* Start DATA EXCERPT *
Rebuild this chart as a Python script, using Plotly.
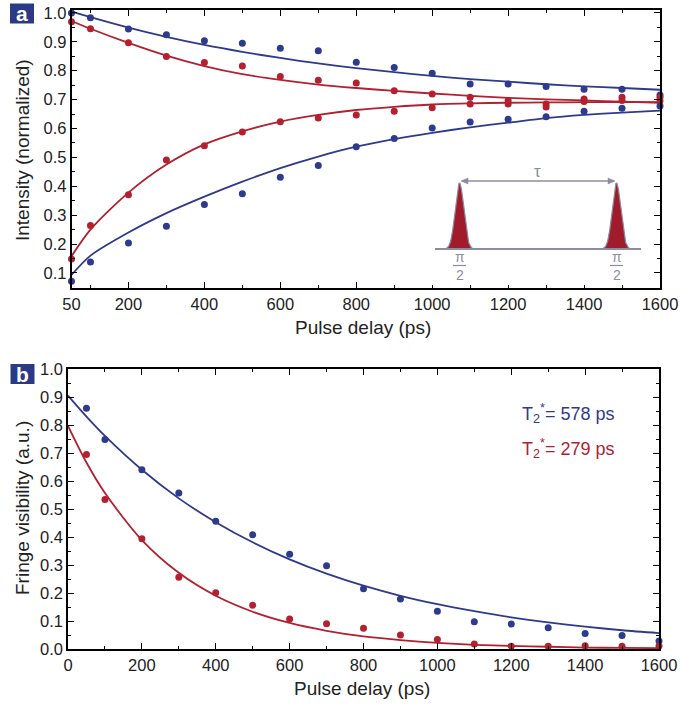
import numpy as np
import plotly.graph_objects as go

# ---------------- data ----------------
x_a = [50, 100, 200, 300, 400, 500, 600, 700, 800, 900, 1000, 1100, 1200, 1300, 1400, 1500, 1600]
blue_upper_pts = [1.0, 0.983, 0.944, 0.924, 0.904, 0.895, 0.878, 0.869, 0.829, 0.811, 0.791, 0.754, 0.754, 0.745, 0.736, 0.736, 0.716]
red_upper_pts = [0.969, 0.945, 0.897, 0.849, 0.828, 0.816, 0.78, 0.767, 0.757, 0.731, 0.719, 0.708, 0.697, 0.685, 0.702, 0.708, 0.708]
red_lower_pts = [0.148, 0.264, 0.371, 0.491, 0.54, 0.588, 0.623, 0.636, 0.647, 0.66, 0.672, 0.685, 0.685, 0.674, 0.693, 0.697, 0.695]
blue_lower_pts = [0.071, 0.138, 0.204, 0.262, 0.337, 0.374, 0.431, 0.472, 0.537, 0.565, 0.602, 0.622, 0.632, 0.641, 0.66, 0.67, 0.678]

blue_upper_fit = [1.005, 0.985, 0.949, 0.917, 0.889, 0.865, 0.844, 0.825, 0.809, 0.795, 0.782, 0.771, 0.762, 0.753, 0.746, 0.740, 0.734]
red_upper_fit = [0.972, 0.945, 0.896, 0.852, 0.816, 0.788, 0.768, 0.752, 0.740, 0.730, 0.721, 0.713, 0.706, 0.701, 0.697, 0.693, 0.689]
red_lower_fit = [0.158, 0.250, 0.378, 0.475, 0.545, 0.590, 0.624, 0.647, 0.664, 0.675, 0.683, 0.687, 0.689, 0.690, 0.691, 0.691, 0.691]
blue_lower_fit = [0.093, 0.160, 0.240, 0.307, 0.364, 0.416, 0.463, 0.503, 0.537, 0.563, 0.585, 0.604, 0.620, 0.636, 0.647, 0.655, 0.662]

x_b = [50, 100, 200, 300, 400, 500, 600, 700, 800, 900, 1000, 1100, 1200, 1300, 1400, 1500, 1600]
blue_b_pts = [0.86, 0.748, 0.64, 0.557, 0.456, 0.408, 0.338, 0.297, 0.215, 0.179, 0.135, 0.097, 0.089, 0.076, 0.055, 0.048, 0.029]
red_b_pts = [0.695, 0.534, 0.394, 0.256, 0.201, 0.156, 0.107, 0.09, 0.074, 0.05, 0.034, 0.018, 0.01, 0.01, 0.012, 0.01, 0.011]

x_b_fit = [0, 50, 100, 200, 300, 400, 500, 600, 700, 800, 900, 1000, 1100, 1200, 1300, 1400, 1500, 1600]
blue_b_fit = [0.905, 0.830, 0.761, 0.640, 0.538, 0.453, 0.381, 0.320, 0.269, 0.226, 0.190, 0.160, 0.135, 0.113, 0.095, 0.080, 0.067, 0.057]
red_b_fit = [0.797, 0.666, 0.557, 0.389, 0.272, 0.190, 0.133, 0.093, 0.065, 0.045, 0.032, 0.022, 0.015, 0.011, 0.008, 0.005, 0.004, 0.003]

xa_ticks = [50, 200, 400, 600, 800, 1000, 1200, 1400, 1600]
xa_minor = [100, 300, 500, 700, 900, 1100, 1300, 1500]
xb_ticks = [0, 200, 400, 600, 800, 1000, 1200, 1400, 1600]
xb_minor = [100, 300, 500, 700, 900, 1100, 1300, 1500]
y_ticks_a = [0.1, 0.2, 0.3, 0.4, 0.5, 0.6, 0.7, 0.8, 0.9, 1.0]
y_ticks_b = [0.0, 0.1, 0.2, 0.3, 0.4, 0.5, 0.6, 0.7, 0.8, 0.9, 1.0]
y_minor = [0.05, 0.15, 0.25, 0.35, 0.45, 0.55, 0.65, 0.75, 0.85, 0.95]

# ---------------- style ----------------
BLUE = "#2E3A8C"
RED = "#B3202F"
GRAY = "#8C8CA0"
PULSE = "#A01C2C"
NAVY = "#2B3A85"
FONT = "Liberation Sans, Arial, Helvetica, sans-serif"

W, H = 681, 704
ML, MR, MT, MB = 68, 21, 10, 55
PW, PH = W - ML - MR, H - MT - MB


def px(x):
    return (x - ML) / PW


def py(y):
    return (H - MB - y) / PH


fig = go.Figure()

mk = dict(size=7)
ln = dict(width=1.8, shape="spline", smoothing=0.8)

# panel a
for yv, c in [(blue_upper_fit, BLUE), (red_upper_fit, RED), (red_lower_fit, RED), (blue_lower_fit, BLUE)]:
    fig.add_trace(go.Scatter(x=x_a, y=yv, mode="lines", line=dict(color=c, **ln),
                             xaxis="x", yaxis="y", showlegend=False, hoverinfo="skip"))
for yv, c in [(blue_upper_pts, BLUE), (red_upper_pts, RED), (red_lower_pts, RED), (blue_lower_pts, BLUE)]:
    fig.add_trace(go.Scatter(x=x_a, y=yv, mode="markers", marker=dict(color=c, **mk),
                             xaxis="x", yaxis="y", showlegend=False, cliponaxis=False))

# panel b
for yv, c in [(blue_b_fit, BLUE), (red_b_fit, RED)]:
    fig.add_trace(go.Scatter(x=x_b_fit, y=yv, mode="lines", line=dict(color=c, **ln),
                             xaxis="x2", yaxis="y2", showlegend=False, hoverinfo="skip"))
for yv, c in [(blue_b_pts, BLUE), (red_b_pts, RED)]:
    fig.add_trace(go.Scatter(x=x_b, y=yv, mode="markers", marker=dict(color=c, **mk),
                             xaxis="x2", yaxis="y2", showlegend=False, cliponaxis=False))

# inset schematic (pixel-like coordinates on a hidden axis)
base_y = 249
for cx in [459.5, 616.5]:
    dx = np.linspace(-13, 13, 81)
    yy = base_y - 66 * np.exp(-dx ** 2 / (2 * 4.3 ** 2))
    fig.add_trace(go.Scatter(x=list(cx + dx), y=list(yy), mode="lines", fill="toself",
                             fillcolor=PULSE, line=dict(color=GRAY, width=1.2),
                             xaxis="x3", yaxis="y3", showlegend=False, hoverinfo="skip"))

ax_common = dict(showline=True, linecolor="black", linewidth=1.6, mirror="allticks",
                 ticks="inside", ticklen=6, tickwidth=1.4, tickcolor="black",
                 showgrid=False, zeroline=False, automargin=False,
                 tickfont=dict(family=FONT, size=16.5, color="#222"))
minor_common = dict(ticks="inside", ticklen=3.5, tickwidth=1.2, tickcolor="black", showgrid=False)

fig.update_layout(
    width=W, height=H,
    margin=dict(l=ML, r=MR, t=MT, b=MB),
    paper_bgcolor="white", plot_bgcolor="white",
    xaxis=dict(domain=[px(71.5), 1], range=[50, 1600], tickvals=xa_ticks,
               minor=dict(tickvals=xa_minor, **minor_common), anchor="y", **ax_common),
    yaxis=dict(domain=[py(288), py(10)], range=[0.048, 1.01], tickvals=y_ticks_a,
               tickformat=".1f", minor=dict(tickvals=y_minor, **minor_common), anchor="x", **ax_common),
    xaxis2=dict(domain=[0, px(659)], range=[0, 1600], tickvals=xb_ticks,
                minor=dict(tickvals=xb_minor, **minor_common), anchor="y2", **ax_common),
    yaxis2=dict(domain=[0, py(369)], range=[0, 1.0], tickvals=y_ticks_b,
                tickformat=".1f", minor=dict(tickvals=y_minor, **minor_common), anchor="x2", **ax_common),
    xaxis3=dict(domain=[px(430), px(650)], range=[430, 650], visible=False, anchor="y3",
                fixedrange=True, automargin=False),
    yaxis3=dict(domain=[py(285), py(165)], range=[285, 165], visible=False, anchor="x3",
                fixedrange=True, automargin=False),
)

# inset baseline, double arrow, labels
fig.add_shape(type="line", xref="x3", yref="y3", x0=435, x1=641, y0=base_y, y1=base_y,
              line=dict(color=GRAY, width=2))
fig.add_shape(type="line", xref="x3", yref="y3", x0=462, x1=614, y0=181, y1=181,
              line=dict(color=GRAY, width=1.4))
fig.add_shape(type="path", xref="x3", yref="y3", path="M 461,181 L 468,178 L 468,184 Z",
              fillcolor=GRAY, line=dict(color=GRAY, width=0.5))
fig.add_shape(type="path", xref="x3", yref="y3", path="M 615,181 L 608,178 L 608,184 Z",
              fillcolor=GRAY, line=dict(color=GRAY, width=0.5))
fig.add_annotation(xref="x3", yref="y3", x=537, y=172, text="τ", showarrow=False,
                   font=dict(family=FONT, size=17, color=GRAY))
for cx in [459.5, 616.5]:
    fig.add_annotation(xref="x3", yref="y3", x=cx, y=266, text="π<br>2", showarrow=False,
                       font=dict(family=FONT, size=14, color=GRAY), xanchor="center", yanchor="middle")
    fig.add_shape(type="line", xref="x3", yref="y3", x0=cx - 6.5, x1=cx + 6.5, y0=265.5, y1=265.5,
                  line=dict(color=GRAY, width=1.2))

# panel labels
for lbl, cx, cy in [("a", 22, 13.5), ("b", 22.5, 374)]:
    fig.add_shape(type="rect", xref="paper", yref="paper",
                  x0=px(cx - 12), x1=px(cx + 12), y0=py(cy + 10), y1=py(cy - 10),
                  fillcolor=NAVY, line=dict(width=0))
    fig.add_annotation(xref="paper", yref="paper", x=px(cx), y=py(cy + 0.5), text="<b>%s</b>" % lbl,
                       showarrow=False, font=dict(family=FONT, size=21, color="white"),
                       xanchor="center", yanchor="middle")

# axis titles
TF = dict(family=FONT, size=19, color="#222")
fig.add_annotation(xref="paper", yref="paper", x=px(22), y=py(150), text="Intensity (normalized)",
                   textangle=-90, showarrow=False, font=TF, xanchor="center", yanchor="middle")
fig.add_annotation(xref="paper", yref="paper", x=px(22), y=py(508), text="Fringe visibility (a.u.)",
                   textangle=-90, showarrow=False, font=TF, xanchor="center", yanchor="middle")
fig.add_annotation(xref="paper", yref="paper", x=px(363), y=py(327), text="Pulse delay (ps)",
                   showarrow=False, font=TF, xanchor="center", yanchor="middle")
fig.add_annotation(xref="paper", yref="paper", x=px(362), y=py(688), text="Pulse delay (ps)",
                   showarrow=False, font=TF, xanchor="center", yanchor="middle")

# T2* labels
fig.add_annotation(xref="paper", yref="paper", x=px(616), y=py(413),
                   text="T<sub>2</sub><sup>*</sup>= 578 ps", showarrow=False,
                   font=dict(family=FONT, size=18, color=BLUE), xanchor="right", yanchor="middle")
fig.add_annotation(xref="paper", yref="paper", x=px(616), y=py(448),
                   text="T<sub>2</sub><sup>*</sup>= 279 ps", showarrow=False,
                   font=dict(family=FONT, size=18, color=RED), xanchor="right", yanchor="middle")

fig.write_html("out.html", config={"displayModeBar": False},
               post_script="document.body.style.margin='0';document.body.style.padding='0';")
* End DATA EXCERPT *
GIVEN EXERCISE:
Your task is to restate word for word the lines from the top of the data to the line containing "import plotly.graph_objects as go", both ends included, with every picture left out.

ANSWER FOR THIS EXERCISE:
Rebuild this chart as a Python script, using Plotly.
import numpy as np
import plotly.graph_objects as go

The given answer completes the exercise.